April 25, 2017

By Emily Lapinski

How many of you are just about ready to give up at this point in the semester? You’re feeling overwhelmed, overworked and it seems like you can’t catch a break. Sitting through classes, you’re doing all the motions but your mind is somewhere else. What is the point? It may not always seem like it, but your time here at Dominican is worth it. 

Senior Adam Janusz, majoring in elementary education, is a perfect example. Janusz has seamlessly transitioned from student to teacher, with an eager group of first graders waiting for him in Redwood City, California.

Throughout his four years, Janusz has played the role of honor’s student, SOAR leader, volleyball player and was most recently named the 2017 Dorothy Reiner Mulroy Scholar.

“Everything I did was for one reason or another and it just all tied together,” Janusz said. “It’s not a matter of trying to win the award but of naturally encompassing what it stands for.” 

Janusz has spent the last few semesters exploring his passion student teaching in the city; however, that wasn’t his original plan.

“I wanted to go into business but realized that profit was not my goal in life,” he said. “I knew I wanted to study my whole life. I just wanted to be curious about things and read about them and experiment them. And I thought the greatest way to do that and apply my skills would be to teach.”

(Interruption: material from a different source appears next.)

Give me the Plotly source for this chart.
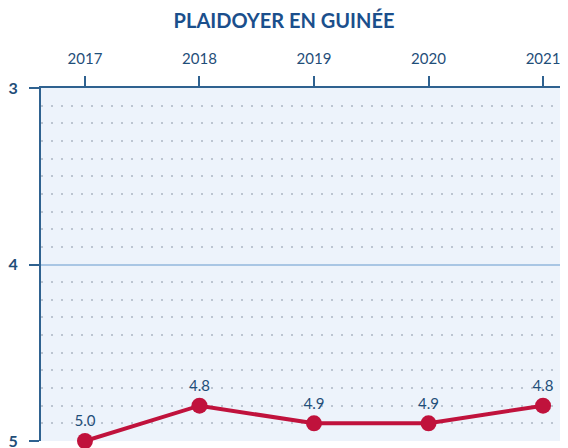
import plotly.graph_objects as go

years = [2017, 2018, 2019, 2020, 2021]
values = [5.0, 4.8, 4.9, 4.9, 4.8]
labels = ["5.0", "4.8", "4.9", "4.9", "4.8"]
y_ticks = [3, 4, 5]

DARK = "#1f4e79"
LINE = "#c0123c"
FONT = "Lato, sans-serif"

# the page body has an 8px margin, so the figure is sized/placed to compensate
fig = go.Figure()
fig.add_trace(go.Scatter(
    x=years, y=values, mode="lines+markers+text",
    text=labels, textposition="top center",
    textfont=dict(family=FONT, size=15, color=DARK),
    line=dict(color=LINE, width=4),
    marker=dict(color=LINE, size=16),
    cliponaxis=False, showlegend=False, hoverinfo="skip",
))

fig.update_layout(
    width=560, height=440,
    margin=dict(l=33, r=0, t=80, b=7),
    paper_bgcolor="white", plot_bgcolor="#edf3fb",
    title=dict(text="<b>PLAIDOYER EN GUINÉE</b>", x=276 / 560, xanchor="center",
               y=1 - 13 / 440, yanchor="middle",
               font=dict(family=FONT, size=20, color="#1b4f8c")),
)
fig.update_xaxes(
    side="top", range=[2016.616, 2021.218], tickvals=years,
    ticktext=[str(y) for y in years],
    tickfont=dict(family=FONT, size=15, color=DARK),
    ticks="outside", ticklen=10, tickwidth=2, tickcolor="#2f6290",
    ticklabelstandoff=6,
    showline=True, linecolor="#2f6290", linewidth=2,
    showgrid=False, zeroline=False, automargin=False,
)
fig.update_yaxes(
    range=[5, 3], tickvals=y_ticks, ticktext=[f"<b>{v}</b>" for v in y_ticks],
    tickfont=dict(family=FONT, size=16, color=DARK),
    ticks="outside", ticklen=10, tickwidth=2, tickcolor="#2f6290",
    ticklabelstandoff=8, ticklabeloverflow="allow",
    showline=True, linecolor="#2f6290", linewidth=2,
    showgrid=True, gridcolor="#a9c6e4", gridwidth=2, zeroline=False,
    automargin=False,
    minor=dict(dtick=0.1, showgrid=True, gridcolor="#bcc5d1", gridwidth=1.5,
               griddash="2px,8px"),
)

fig.write_html("out.html")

His time at Dominican heavily influenced his teaching style.  

“That’s one of the best things about Dominican,” Janusz said. “I have had all these interests and been able to apply all of them. Every single professor I’ve had has been so open to me and my ideas, doing their best to allow me to incorporate them. I’ve been able to have so much academic freedom while also being in the confines of a protective university. That is the type of education I will forever advocate for; the freedom to experiment with ideas.

Janusz was offered and accepted a position in California to teach first grade at the Holy Family School of St. Francis Center.

“I think it’s going to be a great learning experience,” he said. “Kids are smarter than us adults because they don’t have the self-regulation or filter both physically and mentally. They don’t filter their thoughts and hold so much hope. If we could all be more like kindergartners or first graders and play more often, play with ideas, we could progress so fast as individuals.”

Janusz was also part of the recruit for Dominican’s first men’s volleyball team and is so grateful for that experience and the lifelong friends he’s made. The team is headed to the national tournament next weekend.

“I accept the award on behalf of all those guys that have that have made me this way,” Janusz said. “It’s meant a lot to me how they have received my award. A lot of these guys probably wanted this award for me just as much as I wanted it, maybe even more. Sometimes I give talks to the guys before practice or a game and I want to do that for the student body with my speech at commencement. There’s excellence in every facet of what they do here.”

My sure to look out for Adam at the May 7 commencement. He will be on the stage addressing the Class of 2017.

“The biggest reason I wanted to win the award, once I was considered, was to be able to make the speech at commencement,” Janusz said. “I like public speaking and imparting whatever wisdom I feel like I may have. I want to make sure everyone walks out of the auditorium at UIC pumped that they graduated from Dominican and pumped that they can now apply what they have been instilled with.”